=== Problem ===
Locate the word "script" in the data below, then copy every line that holds it.

=== Stored records ===
⟨

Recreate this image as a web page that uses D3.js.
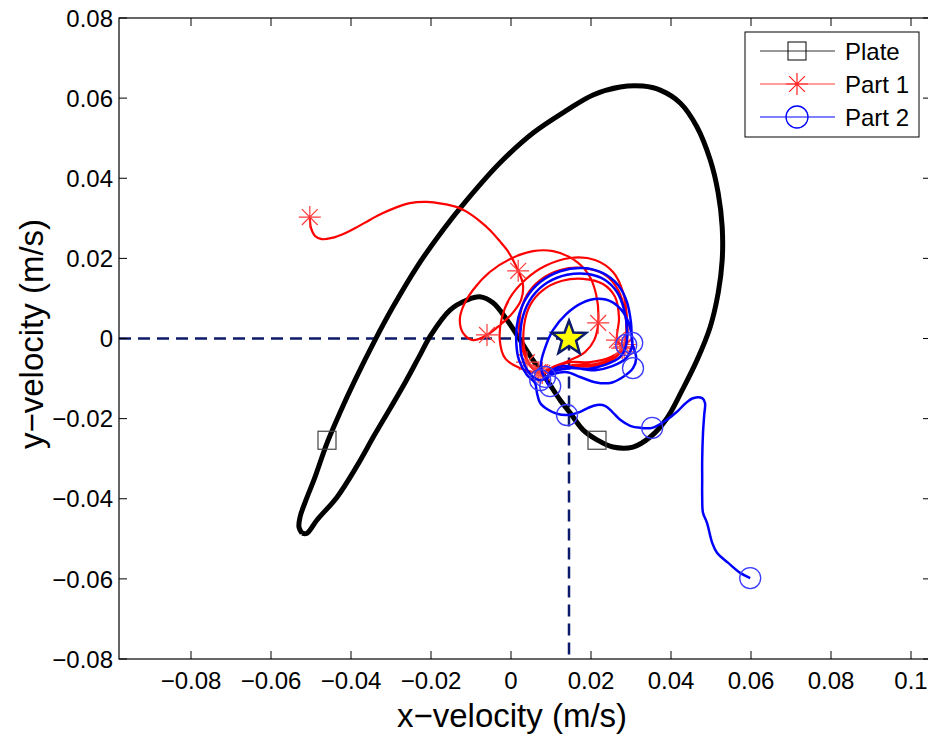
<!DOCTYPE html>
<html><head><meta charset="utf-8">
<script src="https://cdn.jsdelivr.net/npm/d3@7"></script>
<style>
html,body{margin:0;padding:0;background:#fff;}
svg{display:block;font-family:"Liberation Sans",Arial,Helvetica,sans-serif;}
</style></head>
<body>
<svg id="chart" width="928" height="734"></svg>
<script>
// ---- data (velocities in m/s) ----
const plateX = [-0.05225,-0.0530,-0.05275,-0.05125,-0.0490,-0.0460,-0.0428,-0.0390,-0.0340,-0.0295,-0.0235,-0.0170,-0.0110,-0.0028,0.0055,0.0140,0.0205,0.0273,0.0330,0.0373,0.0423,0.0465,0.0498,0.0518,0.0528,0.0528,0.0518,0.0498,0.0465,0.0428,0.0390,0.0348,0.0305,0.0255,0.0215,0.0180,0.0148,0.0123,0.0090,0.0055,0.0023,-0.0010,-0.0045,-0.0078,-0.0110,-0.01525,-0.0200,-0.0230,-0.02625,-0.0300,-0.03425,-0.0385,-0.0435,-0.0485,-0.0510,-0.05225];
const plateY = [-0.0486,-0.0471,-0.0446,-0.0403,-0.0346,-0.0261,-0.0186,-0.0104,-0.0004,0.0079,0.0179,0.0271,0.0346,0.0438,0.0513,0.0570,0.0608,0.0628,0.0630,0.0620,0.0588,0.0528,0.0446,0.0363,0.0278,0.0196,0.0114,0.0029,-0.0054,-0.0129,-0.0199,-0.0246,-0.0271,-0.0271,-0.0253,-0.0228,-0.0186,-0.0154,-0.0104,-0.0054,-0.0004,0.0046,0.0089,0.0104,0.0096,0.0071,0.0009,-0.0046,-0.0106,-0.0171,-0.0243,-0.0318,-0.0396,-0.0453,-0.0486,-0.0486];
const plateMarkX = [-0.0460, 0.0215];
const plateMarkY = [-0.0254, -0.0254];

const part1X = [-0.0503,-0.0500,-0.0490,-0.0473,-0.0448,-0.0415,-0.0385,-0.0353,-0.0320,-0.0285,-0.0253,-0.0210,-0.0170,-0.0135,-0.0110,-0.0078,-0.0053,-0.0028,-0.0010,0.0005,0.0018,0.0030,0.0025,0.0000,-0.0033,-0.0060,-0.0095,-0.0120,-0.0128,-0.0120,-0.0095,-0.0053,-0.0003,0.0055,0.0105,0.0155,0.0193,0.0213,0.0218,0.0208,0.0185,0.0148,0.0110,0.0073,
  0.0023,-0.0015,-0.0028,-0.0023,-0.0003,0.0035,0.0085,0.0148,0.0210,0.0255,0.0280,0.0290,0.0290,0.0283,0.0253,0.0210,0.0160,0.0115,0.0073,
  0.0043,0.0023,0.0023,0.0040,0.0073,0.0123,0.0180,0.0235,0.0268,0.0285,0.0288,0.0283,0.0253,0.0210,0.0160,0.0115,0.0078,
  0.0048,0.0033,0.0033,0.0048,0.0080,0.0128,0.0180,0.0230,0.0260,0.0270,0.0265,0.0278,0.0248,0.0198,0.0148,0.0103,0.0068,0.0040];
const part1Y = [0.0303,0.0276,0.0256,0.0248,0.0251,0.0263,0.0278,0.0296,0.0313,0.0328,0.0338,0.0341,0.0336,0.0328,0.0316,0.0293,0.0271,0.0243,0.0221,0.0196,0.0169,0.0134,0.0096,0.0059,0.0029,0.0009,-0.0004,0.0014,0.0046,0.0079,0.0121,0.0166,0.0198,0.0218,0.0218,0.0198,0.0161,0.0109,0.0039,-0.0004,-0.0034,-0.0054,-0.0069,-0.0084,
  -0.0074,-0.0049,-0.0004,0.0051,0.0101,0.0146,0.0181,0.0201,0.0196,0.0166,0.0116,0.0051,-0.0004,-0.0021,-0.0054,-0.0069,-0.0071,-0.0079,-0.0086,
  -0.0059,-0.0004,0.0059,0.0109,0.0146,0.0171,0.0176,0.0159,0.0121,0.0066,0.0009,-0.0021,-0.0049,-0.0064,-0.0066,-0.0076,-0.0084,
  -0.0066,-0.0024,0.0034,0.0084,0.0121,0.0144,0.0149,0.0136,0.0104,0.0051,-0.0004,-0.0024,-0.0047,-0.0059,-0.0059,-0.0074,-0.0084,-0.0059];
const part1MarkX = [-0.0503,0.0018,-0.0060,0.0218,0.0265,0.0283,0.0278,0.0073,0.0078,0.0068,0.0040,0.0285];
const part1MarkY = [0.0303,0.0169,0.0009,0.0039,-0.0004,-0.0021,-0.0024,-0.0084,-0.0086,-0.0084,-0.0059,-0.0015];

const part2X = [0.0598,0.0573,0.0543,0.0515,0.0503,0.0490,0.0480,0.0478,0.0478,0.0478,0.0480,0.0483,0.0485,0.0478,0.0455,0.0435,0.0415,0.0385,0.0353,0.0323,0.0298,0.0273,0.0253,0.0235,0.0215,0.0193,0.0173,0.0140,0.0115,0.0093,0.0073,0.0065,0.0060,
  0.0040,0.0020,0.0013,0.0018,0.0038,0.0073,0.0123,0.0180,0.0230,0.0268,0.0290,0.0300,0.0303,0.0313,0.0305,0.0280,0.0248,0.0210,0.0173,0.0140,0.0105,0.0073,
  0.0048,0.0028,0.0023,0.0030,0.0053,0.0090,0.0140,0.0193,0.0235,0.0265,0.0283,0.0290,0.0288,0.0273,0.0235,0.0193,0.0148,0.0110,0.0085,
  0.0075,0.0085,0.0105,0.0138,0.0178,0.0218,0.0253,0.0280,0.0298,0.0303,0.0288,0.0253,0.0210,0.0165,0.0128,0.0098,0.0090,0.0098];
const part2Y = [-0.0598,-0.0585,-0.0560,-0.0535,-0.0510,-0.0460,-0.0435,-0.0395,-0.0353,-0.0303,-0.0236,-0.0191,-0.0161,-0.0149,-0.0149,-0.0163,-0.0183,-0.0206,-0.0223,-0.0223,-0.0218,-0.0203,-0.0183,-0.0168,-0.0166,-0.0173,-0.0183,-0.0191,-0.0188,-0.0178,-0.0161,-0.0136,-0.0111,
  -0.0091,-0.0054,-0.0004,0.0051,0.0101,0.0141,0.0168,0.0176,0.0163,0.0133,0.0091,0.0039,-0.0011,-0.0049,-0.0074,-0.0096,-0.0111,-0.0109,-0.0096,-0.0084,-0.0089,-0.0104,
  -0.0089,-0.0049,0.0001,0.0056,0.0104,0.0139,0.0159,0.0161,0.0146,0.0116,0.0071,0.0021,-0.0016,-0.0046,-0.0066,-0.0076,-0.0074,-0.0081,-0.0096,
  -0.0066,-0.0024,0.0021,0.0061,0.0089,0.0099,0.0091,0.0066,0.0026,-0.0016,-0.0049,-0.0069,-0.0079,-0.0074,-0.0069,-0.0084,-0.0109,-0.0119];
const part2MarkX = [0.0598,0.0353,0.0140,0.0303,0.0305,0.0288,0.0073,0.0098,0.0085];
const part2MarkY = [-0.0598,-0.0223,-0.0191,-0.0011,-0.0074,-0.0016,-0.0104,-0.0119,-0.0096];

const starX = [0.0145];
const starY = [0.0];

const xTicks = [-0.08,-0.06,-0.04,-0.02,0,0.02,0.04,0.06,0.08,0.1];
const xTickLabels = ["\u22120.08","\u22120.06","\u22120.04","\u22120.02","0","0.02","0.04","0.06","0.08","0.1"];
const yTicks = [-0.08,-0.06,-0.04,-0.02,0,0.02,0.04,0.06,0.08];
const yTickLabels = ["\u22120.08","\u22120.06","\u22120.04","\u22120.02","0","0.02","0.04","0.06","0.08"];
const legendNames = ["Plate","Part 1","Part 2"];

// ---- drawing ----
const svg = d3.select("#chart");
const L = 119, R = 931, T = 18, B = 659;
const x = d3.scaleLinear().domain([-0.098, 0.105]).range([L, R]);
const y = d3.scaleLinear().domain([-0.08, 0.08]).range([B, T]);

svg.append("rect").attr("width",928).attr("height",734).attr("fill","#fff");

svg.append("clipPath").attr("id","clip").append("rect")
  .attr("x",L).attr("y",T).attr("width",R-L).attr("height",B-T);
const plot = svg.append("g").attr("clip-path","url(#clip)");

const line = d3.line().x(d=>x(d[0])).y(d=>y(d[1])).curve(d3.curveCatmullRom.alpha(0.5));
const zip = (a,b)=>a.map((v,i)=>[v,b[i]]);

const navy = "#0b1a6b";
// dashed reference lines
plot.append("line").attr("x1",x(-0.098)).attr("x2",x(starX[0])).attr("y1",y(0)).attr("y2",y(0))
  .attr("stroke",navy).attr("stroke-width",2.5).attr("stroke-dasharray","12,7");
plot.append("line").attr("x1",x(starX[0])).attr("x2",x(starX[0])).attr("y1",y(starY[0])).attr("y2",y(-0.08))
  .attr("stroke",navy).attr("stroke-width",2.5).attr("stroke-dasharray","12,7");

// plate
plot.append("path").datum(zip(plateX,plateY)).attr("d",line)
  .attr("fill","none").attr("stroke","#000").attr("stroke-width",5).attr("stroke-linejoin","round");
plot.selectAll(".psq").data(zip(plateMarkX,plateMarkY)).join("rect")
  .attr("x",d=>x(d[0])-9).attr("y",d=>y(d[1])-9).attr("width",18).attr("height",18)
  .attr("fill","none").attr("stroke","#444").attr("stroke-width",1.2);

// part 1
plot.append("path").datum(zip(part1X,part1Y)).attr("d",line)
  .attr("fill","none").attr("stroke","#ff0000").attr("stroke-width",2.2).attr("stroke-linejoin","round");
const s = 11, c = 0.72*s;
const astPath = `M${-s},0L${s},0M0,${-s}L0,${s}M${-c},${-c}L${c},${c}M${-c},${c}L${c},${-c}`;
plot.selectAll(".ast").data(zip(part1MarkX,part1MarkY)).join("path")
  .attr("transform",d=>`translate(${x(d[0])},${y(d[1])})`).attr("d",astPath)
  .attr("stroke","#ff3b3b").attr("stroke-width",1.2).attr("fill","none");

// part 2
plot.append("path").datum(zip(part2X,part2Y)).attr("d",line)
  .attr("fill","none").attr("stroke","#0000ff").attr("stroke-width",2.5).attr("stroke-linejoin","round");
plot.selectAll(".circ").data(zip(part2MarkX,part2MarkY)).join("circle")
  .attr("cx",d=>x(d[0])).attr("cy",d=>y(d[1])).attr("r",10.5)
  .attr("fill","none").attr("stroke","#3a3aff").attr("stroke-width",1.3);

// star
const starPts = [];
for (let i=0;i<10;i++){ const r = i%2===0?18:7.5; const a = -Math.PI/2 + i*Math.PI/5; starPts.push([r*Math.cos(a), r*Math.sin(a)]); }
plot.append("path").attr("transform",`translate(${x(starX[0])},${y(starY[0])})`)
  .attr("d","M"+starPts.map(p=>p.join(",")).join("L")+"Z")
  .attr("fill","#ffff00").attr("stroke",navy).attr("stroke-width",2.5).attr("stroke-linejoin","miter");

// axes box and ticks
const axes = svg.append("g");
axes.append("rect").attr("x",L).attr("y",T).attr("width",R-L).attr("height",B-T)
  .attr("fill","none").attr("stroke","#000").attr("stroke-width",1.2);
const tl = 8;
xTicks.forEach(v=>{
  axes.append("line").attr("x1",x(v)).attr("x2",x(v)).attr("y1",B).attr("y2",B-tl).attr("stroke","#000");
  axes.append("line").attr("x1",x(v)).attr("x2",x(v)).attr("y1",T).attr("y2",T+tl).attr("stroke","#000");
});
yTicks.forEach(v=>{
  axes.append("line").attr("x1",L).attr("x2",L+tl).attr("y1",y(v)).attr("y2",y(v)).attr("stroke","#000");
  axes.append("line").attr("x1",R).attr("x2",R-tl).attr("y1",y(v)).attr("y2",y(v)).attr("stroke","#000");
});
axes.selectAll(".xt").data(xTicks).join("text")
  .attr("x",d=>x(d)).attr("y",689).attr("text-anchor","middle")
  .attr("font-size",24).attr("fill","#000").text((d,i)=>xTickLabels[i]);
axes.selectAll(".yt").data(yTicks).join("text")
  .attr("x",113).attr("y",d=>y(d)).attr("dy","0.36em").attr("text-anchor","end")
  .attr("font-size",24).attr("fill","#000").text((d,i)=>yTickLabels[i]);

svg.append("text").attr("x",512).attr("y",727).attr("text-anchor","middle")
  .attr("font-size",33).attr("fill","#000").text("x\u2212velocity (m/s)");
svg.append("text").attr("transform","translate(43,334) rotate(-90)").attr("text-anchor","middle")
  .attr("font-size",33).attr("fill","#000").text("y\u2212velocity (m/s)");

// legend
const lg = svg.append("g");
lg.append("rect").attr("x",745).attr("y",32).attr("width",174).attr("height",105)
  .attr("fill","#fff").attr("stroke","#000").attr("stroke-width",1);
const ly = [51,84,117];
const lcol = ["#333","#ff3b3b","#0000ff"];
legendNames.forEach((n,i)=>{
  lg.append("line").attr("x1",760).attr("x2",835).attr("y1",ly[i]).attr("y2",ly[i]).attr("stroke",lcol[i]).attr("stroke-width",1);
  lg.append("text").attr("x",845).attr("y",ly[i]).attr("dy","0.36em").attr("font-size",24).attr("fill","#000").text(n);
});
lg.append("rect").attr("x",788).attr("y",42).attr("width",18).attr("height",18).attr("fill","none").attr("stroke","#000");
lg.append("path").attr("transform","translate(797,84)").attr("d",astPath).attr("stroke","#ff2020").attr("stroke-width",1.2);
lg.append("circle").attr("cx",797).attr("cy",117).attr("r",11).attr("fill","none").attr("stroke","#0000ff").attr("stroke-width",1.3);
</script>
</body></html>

⟩
⟨

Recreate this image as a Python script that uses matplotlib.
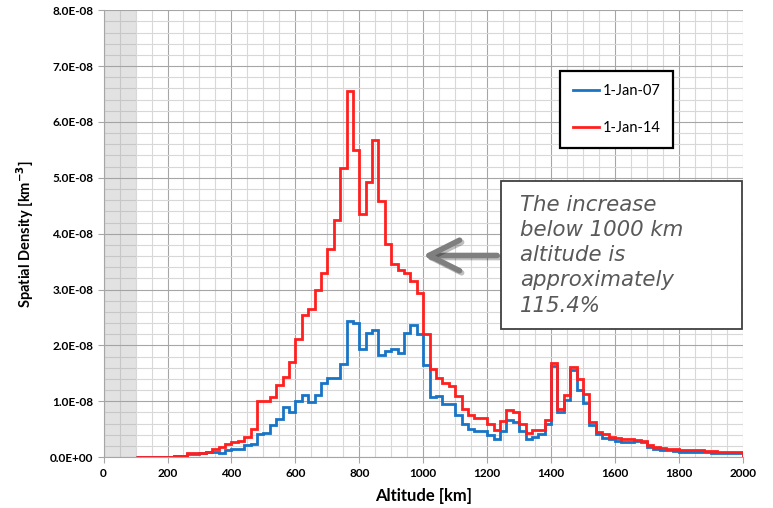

⟩

=== Task output ===
<script src="https://cdn.jsdelivr.net/npm/d3@7"></script>
<script>
</script>
Recreate this image as a Python script that uses matplotlib.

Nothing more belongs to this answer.